Human Papillomavirus brings about a challenging differential diagnosis: Glycogen-rich clear cell carcinoma of the breast vs. cervix adenosquamous carcinoma


13. Ulusal Meme Hastalıkları Kongresi, Antalya, Turkey, 21 - 25 October 2015, pp.1

  • Publication Type: Conference Paper / Full Text
  • City: Antalya
  • Country: Turkey
  • Page Numbers: pp.1
  • Akdeniz University Affiliated: Yes


Glycogen-rich clear cell (GRCC) breast carcinoma is a rare neoplasm of the breast characterized by cells containing an optically clear cytoplasm and intracytoplasmic glycogen. It shares common characteristics with clear cell carcinomas of the lung, endometrium, cervix, ovary, kidneys and salivary glands.

Case Report
A 58-year-old woman was admitted with vaginal bleeding and found to have cervix adenosquamous carcinoma. Neoadjuvant chemoradiotherapy for advanced cervical cancer was administered.

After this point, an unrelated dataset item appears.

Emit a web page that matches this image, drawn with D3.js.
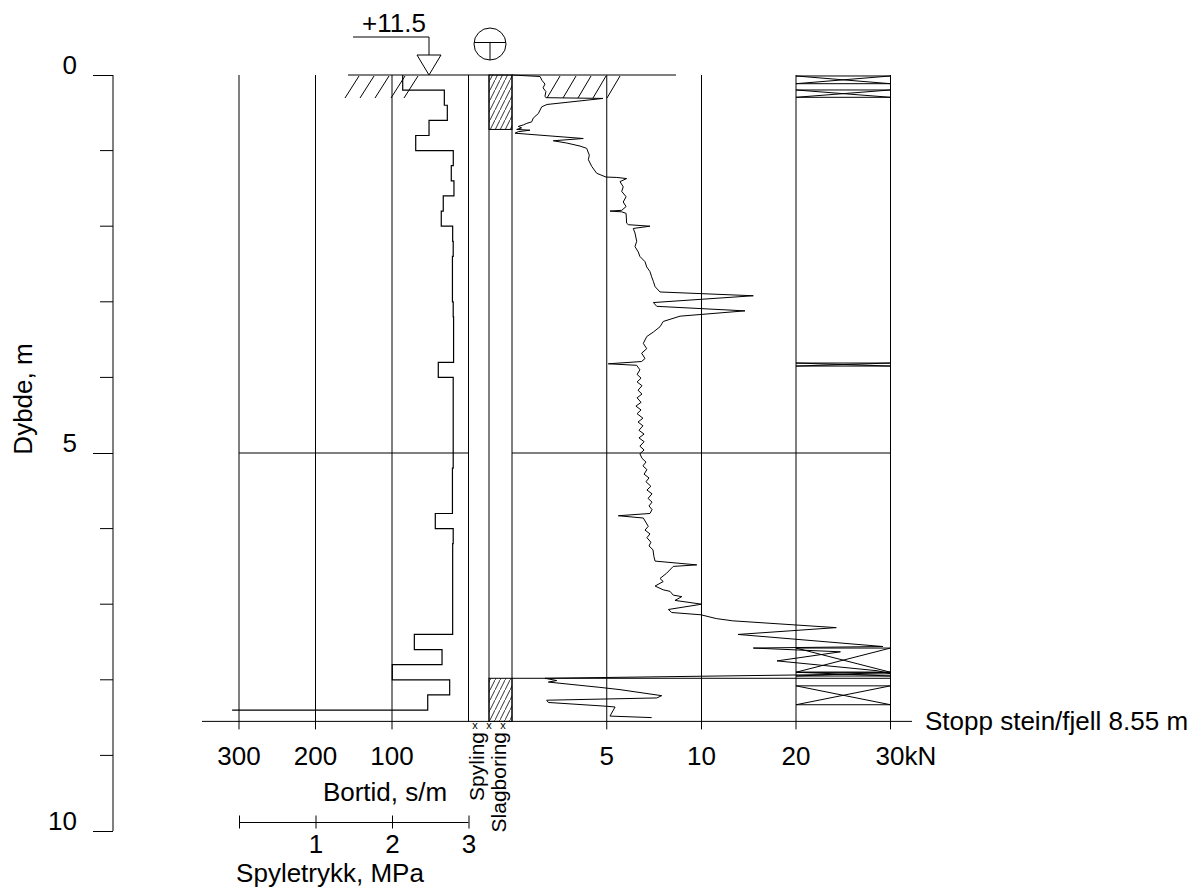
<!DOCTYPE html>
<html>
<head>
<meta charset="utf-8">
<script src="https://cdn.jsdelivr.net/npm/d3@7"></script>
<style>
  body { margin: 0; background: #fff; }
  svg { display: block; font-family: "Liberation Sans", Arial, sans-serif; }
  text { fill: #000; }
</style>
</head>
<body>
<svg id="canvas"></svg>
<script>
// depth axis
const depthMajor = [0, 5, 10];
const depthMinor = [1, 2, 3, 4, 6, 7, 8, 9];
const stopDepth = 8.55;

// bortid (s/m), one value per 0.2 m interval
const bortidDepth = [0, 0.2, 0.4, 0.6, 0.8, 1.0, 1.2, 1.4, 1.6, 1.8, 2.0, 2.2, 2.4, 2.6, 2.8, 3.0, 3.2, 3.4, 3.6, 3.8, 4.0,
  4.2, 4.4, 4.6, 4.8, 5.0, 5.2, 5.4, 5.6, 5.8, 6.0, 6.2, 6.4, 6.6, 6.8, 7.0, 7.2, 7.4, 7.6, 7.8, 8.0, 8.2, 8.4];
const bortidValue = [86, 31.6, 27.7, 51.6, 69, 19.9, 22.5, 19, 33, 35.6, 20.7, 20, 21, 21, 21, 20, 19.5, 19.5, 19.5, 39.5, 20,
  20, 20, 20, 20, 20, 21, 21, 21, 43.4, 20, 20.7, 20.7, 20.7, 20.7, 20.7, 20.7, 70.8, 34.6, 99.6, 24.6, 53.3, 309];

// nedpressingskraft (kN)
const forceDepth = [0, 0.02, 0.07, 0.12, 0.17, 0.22, 0.28, 0.30, 0.31, 0.39, 0.42, 0.51, 0.57, 0.62, 0.64, 0.66, 0.68,
  0.70, 0.72, 0.73, 0.75, 0.77, 0.84, 0.87, 0.90, 0.94, 0.97, 1.06, 1.12, 1.21, 1.30, 1.35, 1.355, 1.37, 1.41, 1.48,
  1.54, 1.61, 1.68, 1.74, 1.79, 1.80, 1.81, 1.83, 1.96, 1.98, 2.00, 2.03, 2.09, 2.20, 2.27, 2.34, 2.40, 2.47, 2.54,
  2.60, 2.67, 2.73, 2.80, 2.87, 2.92, 3.01, 3.06, 3.12, 3.19, 3.26, 3.33, 3.40, 3.46, 3.55, 3.62, 3.68, 3.75, 3.79,
  3.82, 3.84, 3.90, 3.96, 4.01, 4.06, 4.11, 4.17, 4.22, 4.27, 4.33, 4.38, 4.43, 4.48, 4.54, 4.59, 4.64, 4.70, 4.75,
  4.80, 4.85, 4.91, 4.96, 5.01, 5.07, 5.12, 5.17, 5.22, 5.28, 5.33, 5.38, 5.44, 5.49, 5.54, 5.60, 5.65, 5.70, 5.75,
  5.80, 5.83, 5.86, 5.97, 6.02, 6.07, 6.12, 6.18, 6.23, 6.28, 6.37, 6.43, 6.48, 6.50, 6.59, 6.66, 6.70, 6.76, 6.81,
  6.83, 6.88, 6.90, 6.95, 7.00, 7.07, 7.11, 7.14, 7.19, 7.22, 7.31, 7.40, 7.56, 7.58, 7.63, 7.75, 7.88, 7.92, 7.98,
  8.01, 8.03, 8.10, 8.13, 8.21, 8.24, 8.27, 8.30, 8.35, 8.36, 8.44, 8.48, 8.50];
const forceKN = [0, 1.48, 1.58, 1.74, 1.64, 1.79, 1.74, 1.79, 4.80, 1.85, 1.57, 1.39, 1.12, 1.04, 0.78, 0.60, 0.33,
  0.51, 0.25, 0.95, 0.33, 0.16, 3.76, 2.18, 2.89, 3.59, 3.94, 4.08, 4.03, 4.21, 4.47, 4.96, 5.53, 6.05, 5.70, 5.87,
  5.79, 6.02, 5.87, 6.02, 5.79, 5.17, 5.79, 6.02, 6.05, 6.14, 7.28, 6.40, 6.49, 6.58, 6.49, 6.66, 6.75, 7.02, 7.11,
  7.28, 7.37, 7.46, 7.55, 7.81, 15.48, 7.46, 7.64, 14.60, 8.87, 7.98, 7.81, 7.46, 7.11, 6.93, 7.11, 6.84, 7.02, 6.84,
  5.08, 6.58, 6.75, 6.60, 6.81, 6.60, 6.86, 6.65, 6.86, 6.60, 6.81, 6.54, 6.81, 6.60, 6.91, 6.65, 6.91, 6.70, 6.97,
  6.70, 6.97, 6.75, 6.97, 6.75, 6.86, 7.07, 6.91, 7.12, 6.97, 7.23, 7.07, 7.33, 7.12, 7.39, 7.18, 7.39, 7.23, 7.39,
  7.28, 5.61, 6.93, 7.19, 7.02, 7.28, 7.12, 7.33, 7.23, 7.44, 7.49, 7.55, 9.75, 8.51, 8.16, 7.81, 7.98, 7.55, 7.98,
  8.34, 8.51, 8.96, 8.60, 10.02, 8.25, 8.43, 9.97, 11.56, 13.31, 24.26, 13.87, 29.2, 15.48, 24.7, 17.99, 28.6, 30.0, 1.74,
  2.36, 1.92, 4.64, 5.70, 7.90, 7.64, 1.83, 1.92, 5.00, 5.44, 5.26, 5.17, 7.37];

// slagboring intervals (hatched) and dreiing intervals (crossed)
const slagTop = [0, 7.98];
const slagBottom = [0.72, 8.55];
const rotTop = [0.013, 0.198, 3.81, 7.58, 7.90, 8.08];
const rotBottom = [0.115, 0.295, 3.85, 7.90, 7.95, 8.33];
const markDepth = 7.98;

// tick labels
const bortidTicks = [300, 200, 100];
const trykkTicks = [1, 2, 3];
const forceTicks = [5, 10, 20];
const forceLast = 30;

const width = 1197, height = 895;
const fs = 26;
const svg = d3.select("#canvas").attr("width", width).attr("height", height);

const y = d3.scaleLinear().domain([0, 10]).range([75, 831]);
const xBortid = d3.scaleLinear().domain([0, 300]).range([468.5, 239]);
const xTrykk = d3.scaleLinear().domain([0, 3]).range([239, 468.5]);
const xForce = d3.scaleLinear().domain([0, 10, 30]).range([512, 701.5, 890.5]);
const colA = 489, colB = 512; // spyling | slagboring columns

const yStop = y(stopDepth);

const line = (x1, y1, x2, y2, w) =>
  svg.append("line").attr("x1", x1).attr("y1", y1).attr("x2", x2).attr("y2", y2)
    .attr("stroke", "#000").attr("stroke-width", w || 1);

const defs = svg.append("defs");
defs.append("pattern").attr("id", "hatch").attr("patternUnits", "userSpaceOnUse")
  .attr("width", 5).attr("height", 10)
  .append("path").attr("d", "M-0.5,11 L5.5,-1").attr("stroke", "#000").attr("stroke-width", 0.8);

// depth axis
const yAxis = d3.axisLeft(y).tickValues(depthMajor).tickSize(20).tickFormat(d3.format("d"));
const gy = svg.append("g").attr("transform", "translate(113,0)").call(yAxis);
gy.select(".domain").attr("d", `M0,${y(0)}V${y(10)}`);
gy.selectAll(".tick text").attr("font-size", fs).attr("x", -36).attr("dy", "-0.05em").attr("font-family", null);
gy.append("g").selectAll("line").data(depthMinor).join("line")
  .attr("x1", -13).attr("x2", 0).attr("y1", d => y(d)).attr("y2", d => y(d)).attr("stroke", "#000");

svg.append("text").attr("transform", `translate(32,399) rotate(-90)`)
  .attr("text-anchor", "middle").attr("font-size", fs).text("Dybde, m");

// bortid grid
bortidTicks.forEach(v => line(xBortid(v), y(0), xBortid(v), yStop + 8));
line(xBortid(0), y(0), xBortid(0), yStop);
line(colA, y(0), colA, yStop);
line(colB, y(0), colB, yStop);
forceTicks.concat([forceLast]).forEach(v => line(xForce(v), y(0), xForce(v), yStop + 8));

// 5 m line
line(xBortid(300), y(5), xBortid(0), y(5));
line(colB, y(5), xForce(forceLast), y(5));

// hatched slagboring intervals
slagTop.forEach((t, i) => {
  svg.append("rect").attr("x", colA).attr("y", y(t)).attr("width", colB - colA)
    .attr("height", y(slagBottom[i]) - y(t)).attr("fill", "url(#hatch)").attr("stroke", "#000");
});

// dreiing crosses
rotTop.forEach((t, i) => {
  const x1 = xForce(20), x2 = xForce(forceLast), y1 = y(t), y2 = y(rotBottom[i]);
  line(x1, y1, x2, y1); line(x1, y2, x2, y2);
  line(x1, y1, x2, y2); line(x1, y2, x2, y1);
});
line(colB, y(markDepth), xForce(forceLast), y(markDepth));

// bortid step profile
const bortidPts = [];
bortidDepth.forEach((d, i) => {
  const d2 = i < bortidDepth.length - 1 ? bortidDepth[i + 1] : d;
  bortidPts.push([bortidValue[i], d], [bortidValue[i], d2]);
});
svg.append("path").datum(bortidPts)
  .attr("d", d3.line().x(p => xBortid(p[0])).y(p => y(p[1])))
  .attr("fill", "none").attr("stroke", "#000").attr("stroke-width", 1.2);

// force profile
const forcePts = forceDepth.map((d, i) => [forceKN[i], d]);
svg.append("path").datum(forcePts)
  .attr("d", d3.line().x(p => xForce(p[0])).y(p => y(p[1])))
  .attr("fill", "none").attr("stroke", "#000").attr("stroke-width", 1).attr("stroke-linejoin", "round");

// ground line and terrain hatches
line(348, y(0), 676, y(0), 1.2);
[345, 360, 375, 391, 404].forEach(x => line(x, y(0) + 23, x + 14, y(0) + 1));
[547, 563, 578, 593, 607].forEach(x => line(x, y(0) + 23, x + 13, y(0) + 1));

// bottom line
line(202, yStop, 912, yStop);
svg.append("text").attr("x", 925).attr("y", yStop + 9).attr("font-size", fs).text("Stopp stein/fjell 8.55 m");

// terrain level marker
svg.append("text").attr("x", 362).attr("y", 32).attr("font-size", fs).text("+11.5");
svg.append("path").attr("d", "M353,37 H429 V55").attr("fill", "none").attr("stroke", "#000");
svg.append("path").attr("d", "M417,55 H441 L429,75 Z").attr("fill", "#fff").attr("stroke", "#000");

// total sounding symbol
svg.append("circle").attr("cx", 490).attr("cy", 44).attr("r", 16).attr("fill", "none").attr("stroke", "#000");
line(474.2, 42.5, 505.8, 42.5);
line(490, 42.5, 490, 60);

// bottom axis labels
svg.append("g").selectAll("text").data(bortidTicks).join("text")
  .attr("x", d => xBortid(d)).attr("y", 765).attr("text-anchor", "middle").attr("font-size", fs).text(d => d);
svg.append("text").attr("x", 385).attr("y", 801)
  .attr("text-anchor", "middle").attr("font-size", fs).text("Bortid, s/m");

svg.append("g").selectAll("text").data(forceTicks).join("text")
  .attr("x", d => xForce(d)).attr("y", 765).attr("text-anchor", "middle").attr("font-size", fs).text(d => d);
svg.append("text").attr("x", xForce(forceLast) - 15).attr("y", 765).attr("font-size", fs).text(forceLast + "kN");

// spyletrykk axis
const trykkAxis = d3.axisBottom(xTrykk).tickValues([0].concat(trykkTicks)).tickSize(0).tickFormat(d => d ? d : "");
const gt = svg.append("g").attr("transform", "translate(0,822.5)").call(trykkAxis);
gt.select(".domain").attr("d", `M${xTrykk(0)},0H${xTrykk(3)}`);
gt.selectAll(".tick line").attr("y1", -7).attr("y2", 6);
gt.selectAll(".tick text").attr("font-size", fs).attr("y", 30).attr("dy", null).attr("font-family", null);
svg.append("text").attr("x", 330).attr("y", 882).attr("text-anchor", "middle").attr("font-size", fs).text("Spyletrykk, MPa");

// column labels
[475, 489, 503].forEach(x => svg.append("text").attr("x", x).attr("y", 729)
  .attr("text-anchor", "middle").attr("font-size", 11).text("x"));
svg.append("text").attr("transform", "translate(484,732) rotate(-90)").attr("text-anchor", "end")
  .attr("font-size", 21).text("Spyling");
svg.append("text").attr("transform", "translate(506,732) rotate(-90)").attr("text-anchor", "end")
  .attr("font-size", 21).text("Slagboring");
</script>
</body>
</html>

PET-CT scan revealed a 1 cm hypermetabolic mass lesion adjacent to thoracic wall in the upper lateral quadrant of the left breast. Subsequent USG depicted the involvement of the left breast as well. Non-palpable but a firm mass (~1.5 cm) sonographically delineated and a core biopsy affirmed the malignancy. However, biopsy results engendered a challenging differential diagnosis as histopathologic similarities made it nearly impossible to discriminate whether the lesion is a distant metastasis or a second primary, and posed a clinical dilemma necessitating surgery to resolve the issue. Both tumors had diffuse p16 immunopositivity and DNA genotyping test for Human Papillomavirus (HPV) on the paraffin-embedded tissue of the cervical cancer and the mammary mass both revealed positive for HPV-16. A precision mammographic wire-guided conventional lumpectomy with sentinel node biopsy and intraoperative frozen section analysis were performed. The analysis concluded that the node was benign. Elevated Ca 15-3 resolved after surgery. Ultimate diagnosis after the paraffin section came up as a second primary; GRCC of the breast. As a matter of fact, this discrimination provided further clarification on clinical staging for the primary cervical cancer and the patient is classified as T4,N1,M0.

Differential diagnosis of GRCC of the breast could be challenging. HPV infestation makes it harder to reach an absolute differential, whilst it is of great importance to render a versatile clinical strategy as the disease usually follows an aggresive course.